Dive Brief:
- Workers at a Toyota engine plant in Troy, Missouri, went public about their campaign to join the United Auto Workers after over 30% of the plant’s employees signed union authorization cards, the union announced Wednesday.
- In addition to higher pay, the employees want improved working conditions at the plant, including more paid time off and better safety practices.
- The Troy facility is the first Toyota plant in the U.S. to go public about efforts to join the UAW after it won improved wages and benefits for its members from the Detroit Three last fall.
Dive Insight:
In November, the UAW launched a nationwide campaign to organize almost 150,000 non-union autoworkers at over a dozen automakers, including Honda, Hyundai, Mercedes-Benz, Toyota and Volkswagen, in the U.S. Since then, over 10,000 non-union autoworkers at four plants, including the one in Missouri, have signed union cards, according to the UAW.
Last month, the UAW announced it was committing $40 million through 2026 to support ongoing unionization efforts at non-union auto and joint venture battery plants. Non-union employees at more than two dozen other facilities are still organizing, the UAW said.
Workers at the Troy plant, which employs over 1,000 people and manufactures over 2.6 million cylinder heads per year, are paid significantly less than what UAW members make at the Detroit Three, according to the UAW. The union says production workers at the Toyota plant make over $4 an hour less than their UAW-represented counterparts, even after Toyota raised wages for non-union autoworkers in the U.S. last November.
“Seeing the new contracts with the Big Three, that’s when I realized we needed a union,” said Charles Lashley, a Toyota employee who supports the unionization efforts, in a UAW press release. “It was incredible that UAW members could bargain for those benefits and that pay.

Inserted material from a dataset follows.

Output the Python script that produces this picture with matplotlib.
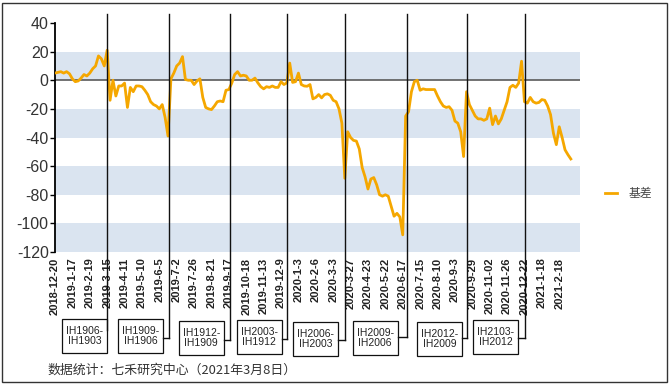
import matplotlib
matplotlib.use('Agg')
import matplotlib.pyplot as plt
import numpy as np
from matplotlib.patches import Rectangle
from matplotlib.lines import Line2D

plt.rcParams['font.family'] = ['Liberation Sans', 'Noto Sans CJK SC', 'DejaVu Sans']
plt.rcParams['axes.unicode_minus'] = False

# ---- data ----
tick_labels = ['2018-12-20', '2019-1-17', '2019-2-19', '2019-3-15', '2019-4-11', '2019-5-10',
               '2019-6-5', '2019-7-2', '2019-7-26', '2019-8-21', '2019-9-17', '2019-10-18',
               '2019-11-13', '2019-12-9', '2020-1-3', '2020-2-6', '2020-3-3', '2020-3-27',
               '2020-4-23', '2020-5-22', '2020-6-17', '2020-7-15', '2020-8-10', '2020-9-3',
               '2020-9-29', '2020-11-02', '2020-11-26', '2020-12-22', '2021-1-18', '2021-2-18']
TICK_EVERY = 18   # trading days between tick labels
STEP = 3          # trading days between samples below

basis = [5, 5.5, 6, 5, 6, 4.5, 1, -1, -0.5, 1.5,
         4, 3, 5, 8, 10, 17, 15, 10, 21, -14,
         0, -11, -4, -4, -2, -19, -5, -8, -4, -4,
         -4.5, -7, -10, -15, -17, -18, -20, -17, -26, -39,
         1, 5, 10, 12, 16.5, 0.5, 0, 0, -3, -0.5,
         1, -12, -19, -20, -20.5, -18, -15, -14.5, -15, -7,
         -6.5, -2, 4, 6, 3, 3.5, 3, 0, 0, 1.5,
         -1.8, -4.5, -6, -4.5, -5, -4, -5, -5, -1, -3,
         -1.8, 12, -1.5, -1, 5, -3, -4, -4.2, -3, -13,
         -12, -10, -12.3, -10, -9.5, -10.5, -14, -15, -20, -30,
         -68.5, -36, -40, -42, -42.5, -48, -61, -67.5, -76, -69,
         -68, -73, -80, -81, -80, -81, -88, -95, -93, -95.5,
         -108, -25, -22, -8, -1, 0, -7, -6, -6.5, -6.5,
         -6.5, -6.5, -11, -15, -18, -19, -18.5, -21, -28.5, -30,
         -36, -53.3, -8, -17, -21, -25, -27, -27, -28, -27,
         -19.5, -31, -25, -30.5, -27, -21, -15, -5, -3.5, -5,
         -2, 13.3, -15, -16, -12, -15, -16, -15.5, -13.5, -14,
         -18, -24, -37, -45, -32.5, -40, -48.6, -52, -55]

roll_days = [54, 118, 181, 240, 300, 364, 427, 487]
roll_labels = ['IH1906-\nIH1903', 'IH1909-\nIH1906', 'IH1912-\nIH1909', 'IH2003-\nIH1912',
               'IH2006-\nIH2003', 'IH2009-\nIH2006', 'IH2012-\nIH2009', 'IH2103-\nIH2012']

# ---- layout ----
W, H = 671, 386
fig = plt.figure(figsize=(W / 100, H / 100), dpi=100)
fig.patch.set_facecolor('white')
ax = fig.add_axes([55 / W, 1 - 252 / H, 525 / W, 229 / H])

days = np.arange(len(basis)) * STEP
for lo in [0, -40, -80, -120]:
    ax.axhspan(lo, lo + 20, color='#dae4f0', lw=0, zorder=0)
ax.axhline(0, color='#5a5a5a', lw=1.2, zorder=1)
ax.plot(days, basis, color='#F5A700', lw=2.0, label='基差', zorder=3, solid_joinstyle='round')

ax.set_xlim(0, 543.5)
ax.set_ylim(-120, 40)
ax.set_yticks(np.arange(-120, 41, 20))
ax.set_xticks(np.arange(len(tick_labels)) * TICK_EVERY)
ax.set_xticklabels(tick_labels, rotation=90, fontsize=8, fontweight='bold', color='#222222')
ax.tick_params(axis='x', length=0, pad=4)
ax.tick_params(axis='y', length=3.5, width=1, color='black', labelsize=11.5,
               labelcolor='#333333', pad=1)
for s in ['top', 'right', 'bottom']:
    ax.spines[s].set_visible(False)
ax.spines['left'].set_color('black')
ax.spines['left'].set_linewidth(1.3)
ax.set_facecolor('white')

leg = ax.legend(loc='center left', bbox_to_anchor=(605 / W, 1 - 194 / H),
                bbox_transform=fig.transFigure, frameon=False, handlelength=1.0,
                handletextpad=1.0, borderpad=0, borderaxespad=0,
                prop={'family': ['Noto Sans CJK SC', 'DejaVu Sans'], 'size': 8.5})
for t in leg.get_texts():
    t.set_color('#444444')

# roll markers and boxes
box_gap = [0, 6, 6, 5, 7, 9, 5, 7]
box_top = [319, 319, 321, 320, 322, 321, 322, 320]
conn_y = [330, 338, 340, 339, 340, 337, 338, 338]
BW, BH = 45, 34
for r, lab, g, bt, cy in zip(roll_days, roll_labels, box_gap, box_top, conn_y):
    xp = ax.transData.transform((r, 0))[0]
    fig.add_artist(Line2D([xp / W, xp / W], [1 - 14 / H, 1 - cy / H],
                          transform=fig.transFigure, color='#111111', lw=1.0, zorder=2))
    right = xp - g
    fig.add_artist(Line2D([right / W, xp / W], [1 - cy / H, 1 - cy / H],
                          transform=fig.transFigure, color='#111111', lw=1.0))
    left = right - BW
    fig.add_artist(Rectangle((left / W, 1 - (bt + BH) / H), BW / W, BH / H,
                             transform=fig.transFigure, facecolor='white',
                             edgecolor='#111111', lw=0.9))
    fig.text((left + BW / 2) / W, 1 - (bt + BH / 2) / H, lab, ha='center', va='center',
             fontsize=7.5, color='#222222', linespacing=1.1)

fig.text(47 / W, 1 - 370 / H, '数据统计：七禾研究中心（2021年3月8日）', fontsize=9.3,
         va='center', ha='left', color='#333333',
         family=['Noto Sans CJK SC', 'DejaVu Sans'])

fig.add_artist(Rectangle((2 / W, 1 - 382 / H), 665 / W, 379 / H, transform=fig.transFigure,
                         fill=False, edgecolor='#333333', lw=1.0))

fig.savefig('out.png', dpi=100)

I don’t see why we should be paid differently.”
Employees at the Troy facility also want Toyota to improve its safety practices, which are lacking, said Jaye Hochuli, a team leader at the plant, in the UAW press release.
“The plant is not safe,” Hochuli said. “We’re organizing to fix what’s wrong and win the protection we need.”
Ongoing unionization efforts at other non-union automakers include public campaigns at the Volkswagen factory in Chattanooga, Tennessee, the Mercedes-Benz plant in Vance, Alabama, and Hyundai’s factory in Montgomery, Alabama.